**Required task:** Retype only what runs from the beginning of the data through the line with "from matplotlib.ticker import"; please omit the pictures and keep every line exact.

*** Given data

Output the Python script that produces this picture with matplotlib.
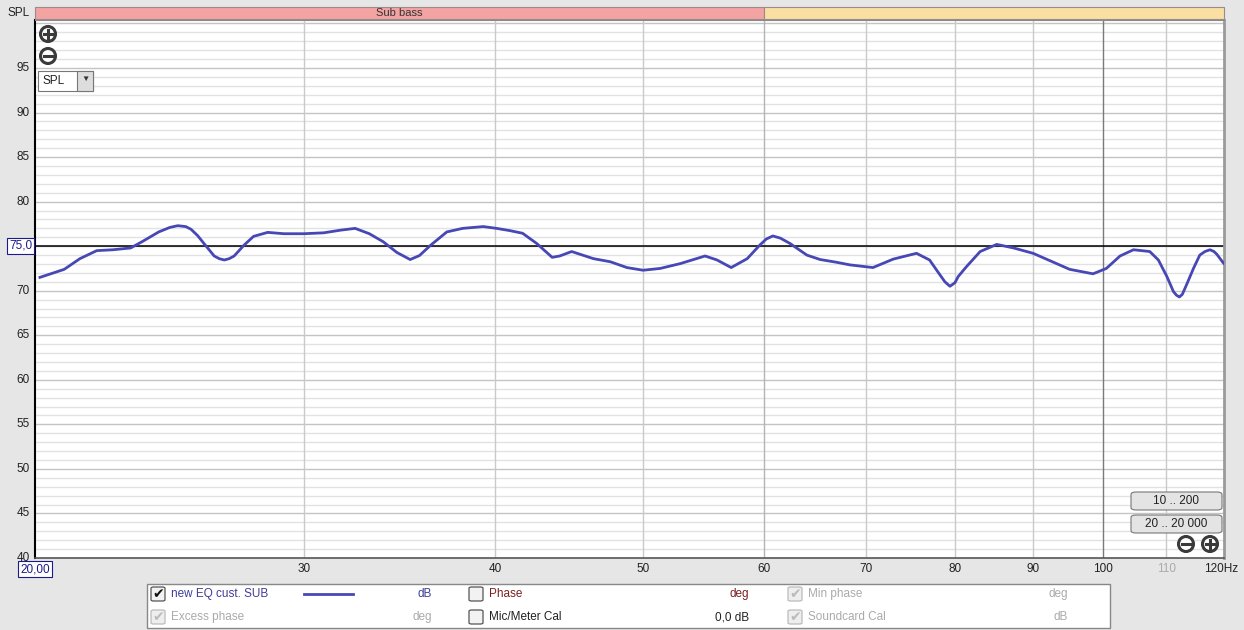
import math
import matplotlib
matplotlib.use("Agg")
import matplotlib.pyplot as plt
from matplotlib.patches import Rectangle, FancyBboxPatch, Ellipse
from matplotlib.ticker import FixedLocator, NullFormatter

# frequency response (Hz, dB SPL)
freq = [20.15, 20.9, 21.4, 21.95, 22.5, 23.1, 23.5, 24.1, 24.5, 24.8,
        25.1, 25.3, 25.55, 25.8, 26.2, 26.4, 26.6, 26.8, 27.0, 27.4,
        27.8, 28.4, 29.1, 30.0, 30.9, 31.7, 32.4, 33.1, 33.8, 34.5,
        35.2, 35.7, 36.3, 37.2, 38.1, 39.3, 40.1, 40.9, 41.7, 42.6,
        43.6, 44.1, 44.9, 46.4, 47.6, 48.8, 50.0, 51.3, 52.9, 54.9,
        55.9, 57.1, 58.5, 59.6, 60.2, 60.8, 61.5, 62.4, 64.0, 65.3,
        66.9, 68.3, 70.7, 72.9, 75.5, 77.0, 78.2, 78.8, 79.4, 80.0,
        80.4, 81.4, 83.1, 85.2, 87.4, 90.0, 92.8, 95.1, 98.5, 100.5,
        102.6, 104.7, 107.3, 108.7, 110.1, 111.2, 111.7, 112.2, 112.7, 113.5,
        114.6, 115.7, 116.6, 117.5, 118.2, 118.7, 119.9]
spl = [71.5, 72.4, 73.6, 74.5, 74.6, 74.8, 75.5, 76.6, 77.1, 77.3,
       77.2, 76.9, 76.2, 75.3, 73.9, 73.6, 73.45, 73.6, 73.9, 75.1,
       76.1, 76.55, 76.4, 76.4, 76.5, 76.8, 77.0, 76.4, 75.5, 74.3,
       73.5, 73.95, 75.1, 76.6, 77.0, 77.2, 77.0, 76.75, 76.45, 75.3,
       73.75, 73.9, 74.4, 73.6, 73.25, 72.6, 72.3, 72.5, 73.05, 73.9,
       73.45, 72.6, 73.6, 75.1, 75.8, 76.15, 75.9, 75.3, 74.0, 73.5,
       73.2, 72.9, 72.6, 73.55, 74.2, 73.45, 71.8, 71.0, 70.5, 70.9,
       71.6, 72.7, 74.4, 75.2, 74.8, 74.2, 73.2, 72.4, 71.9, 72.5,
       73.9, 74.6, 74.4, 73.45, 71.6, 69.9, 69.5, 69.3, 69.6, 70.8,
       72.5, 74.0, 74.4, 74.6, 74.4, 74.1, 73.1]

x_ticks = [30, 40, 50, 60, 70, 80, 90, 100, 110]
y_ticks = [40, 45, 50, 55, 60, 65, 70, 80, 85, 90, 95]
ref_level = 75.0

W, H = 1244, 630
fig = plt.figure(figsize=(W / 100, H / 100), dpi=100, facecolor="#e6e6e6")
plt.rcParams["font.family"] = ["Liberation Sans", "DejaVu Sans"]


def fx(px):
    return px / W


def fy(py):
    return 1 - py / H


# main plot area
L, R, T, B = 35, 1224, 20, 558
ax = fig.add_axes([fx(L), fy(B), fx(R - L), (B - T) / H])
ax.set_facecolor("white")
ax.set_xscale("log")
ax.set_xlim(20, 120)
ax.set_ylim(40, 40 + (B - T) / 8.909)

for y in range(41, 101):
    c = "#c4c4c4" if y % 5 == 0 else "#e2e2e2"
    ax.axhline(y, color=c, lw=1, zorder=1)
for xv in x_ticks:
    c = "#7a7a7a" if xv == 100 else ("#b4b4b4" if xv == 60 else "#cacaca")
    ax.axvline(xv, color=c, lw=1, zorder=1)

ax.axhline(ref_level, color="black", lw=1.1, zorder=2)
ax.plot(freq, spl, color="#4747b5", lw=2.0, zorder=3, solid_joinstyle="round")

ax.xaxis.set_major_locator(FixedLocator([]))
ax.xaxis.set_minor_locator(FixedLocator([]))
ax.xaxis.set_minor_formatter(NullFormatter())
ax.set_yticks([])
ax.spines["top"].set_color("#8a8a8a")
ax.spines["right"].set_color("#9a9a9a")
ax.spines["right"].set_linewidth(2)
ax.spines["left"].set_color("black")
ax.spines["left"].set_linewidth(1.5)
ax.spines["bottom"].set_color("#555555")
ax.spines["bottom"].set_linewidth(1.2)

# y labels
for yv in y_ticks:
    py = B - (yv - 40) * 8.909
    fig.text(fx(30), fy(py), str(yv), ha="right", va="center", fontsize=8.5, color="#222222")
fig.text(fx(30), fy(13), "SPL", ha="right", va="center", fontsize=8.5, color="#222222")
fig.text(fx(32), fy(246), "75,0", ha="right", va="center", fontsize=8.5, color="#1a1a8a",
         bbox=dict(boxstyle="square,pad=0.15", fc="white", ec="#1a1a8a", lw=0.8))

# x labels
for xv in x_ticks + [120]:
    px = L + (R - L) * math.log(xv / 20) / math.log(6)
    lab = "120Hz" if xv == 120 else str(xv)
    col = "#aaaaaa" if xv == 110 else "#222222"
    if xv == 120:
        px = 1221
    fig.text(fx(px), fy(569), lab, ha="center", va="center", fontsize=8.5, color=col)
fig.text(fx(35), fy(569), "20,00", ha="center", va="center", fontsize=8.5, color="#1a1a8a",
         bbox=dict(boxstyle="square,pad=0.15", fc="white", ec="#1a1a8a", lw=0.8))

# band strip on top
band_split = L + (R - L) * math.log(60 / 20) / math.log(6)
fig.add_artist(Rectangle((fx(L), fy(19)), fx(band_split - L), 12 / H,
                         transform=fig.transFigure, fc="#f4a3a3", ec="#9a8a8a", lw=0.8))
fig.add_artist(Rectangle((fx(band_split), fy(19)), fx(R - band_split), 12 / H,
                         transform=fig.transFigure, fc="#f9e0a2", ec="#9a8a8a", lw=0.8))
fig.text(fx((L + band_split) / 2), fy(13), "Sub bass", ha="center", va="center",
         fontsize=8, color="#333333")


def icon(cx, cy, plus):
    # round zoom button drawn with patches
    fig.add_artist(Ellipse((fx(cx), fy(cy)), 15 / W, 15 / H, transform=fig.transFigure,
                           fc="white", ec="#3a3a3a", lw=2.2))
    fig.add_artist(plt.Line2D([fx(cx - 4), fx(cx + 4)], [fy(cy), fy(cy)],
                              transform=fig.transFigure, color="#3a3a3a", lw=2.2))
    if plus:
        fig.add_artist(plt.Line2D([fx(cx), fx(cx)], [fy(cy - 4), fy(cy + 4)],
                                  transform=fig.transFigure, color="#3a3a3a", lw=2.2))


icon(48, 34, True)
icon(48, 56, False)
icon(1186, 544, False)
icon(1210, 544, True)

# SPL dropdown
fig.add_artist(Rectangle((fx(38), fy(91)), fx(55), 20 / H, transform=fig.transFigure,
                         fc="white", ec="#777777", lw=0.8))
fig.add_artist(Rectangle((fx(77), fy(91)), fx(16), 20 / H, transform=fig.transFigure,
                         fc="#dddddd", ec="#777777", lw=0.8))
fig.text(fx(54), fy(81), "SPL", ha="center", va="center", fontsize=8.5, color="#222222")
fig.text(fx(85), fy(79), "\u25bc", ha="center", va="center", fontsize=6, color="#333333")

# range buttons
for (y0, lab) in [(492, "10 .. 200"), (515, "20 .. 20 000")]:
    fig.add_artist(FancyBboxPatch((fx(1131), fy(y0 + 18)), fx(91), 18 / H,
                                  boxstyle="round,pad=0,rounding_size=0.004",
                                  transform=fig.transFigure, fc="#e4e4e4", ec="#777777", lw=0.8))
    fig.text(fx(1176), fy(y0 + 9), lab, ha="center", va="center", fontsize=8.5, color="#222222")

# legend panel
fig.add_artist(Rectangle((fx(147), fy(628)), fx(963), 44 / H, transform=fig.transFigure,
                         fc="white", ec="#888888", lw=1))


def checkbox(px, py, checked, faded):
    ec = "#bbbbbb" if faded else "#555555"
    fc = "#eeeeee" if faded else "#f2f2f2"
    fig.add_artist(FancyBboxPatch((fx(px - 7), fy(py + 7)), fx(14), 14 / H,
                                  boxstyle="round,pad=0,rounding_size=0.002",
                                  transform=fig.transFigure, fc=fc, ec=ec, lw=0.9))
    if checked:
        fig.text(fx(px), fy(py), "\u2714", ha="center", va="center", fontsize=10,
                 color="#bbbbbb" if faded else "#111111", family="DejaVu Sans")


rows = [
    (158, 594, True, False, "new EQ cust. SUB", "#3d3d99", 432, "dB", "#3d3d99"),
    (158, 617, True, True, "Excess phase", "#aaaaaa", 432, "deg", "#aaaaaa"),
    (476, 594, False, False, "Phase", "#7a2020", 749, "deg", "#7a2020"),
    (476, 617, False, False, "Mic/Meter Cal", "#222222", 749, "0,0 dB", "#222222"),
    (795, 594, True, True, "Min phase", "#aaaaaa", 1068, "deg", "#aaaaaa"),
    (795, 617, True, True, "Soundcard Cal", "#aaaaaa", 1068, "dB", "#aaaaaa"),
]
for cx, cy, chk, faded, lab, col, ux, unit, ucol in rows:
    checkbox(cx, cy, chk, faded)
    fig.text(fx(cx + 13), fy(cy), lab, ha="left", va="center", fontsize=8.5, color=col)
    fig.text(fx(ux), fy(cy), unit, ha="right", va="center", fontsize=8.5, color=ucol)

fig.add_artist(plt.Line2D([fx(304), fx(353)], [fy(594), fy(594)], transform=fig.transFigure,
                          color="#4747b5", lw=2))

fig.savefig("out.png", dpi=100, facecolor=fig.get_facecolor())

******

**Task solution:**
Output the Python script that produces this picture with matplotlib.
import math
import matplotlib
matplotlib.use("Agg")
import matplotlib.pyplot as plt
from matplotlib.patches import Rectangle, FancyBboxPatch, Ellipse
from matplotlib.ticker import FixedLocator, NullFormatter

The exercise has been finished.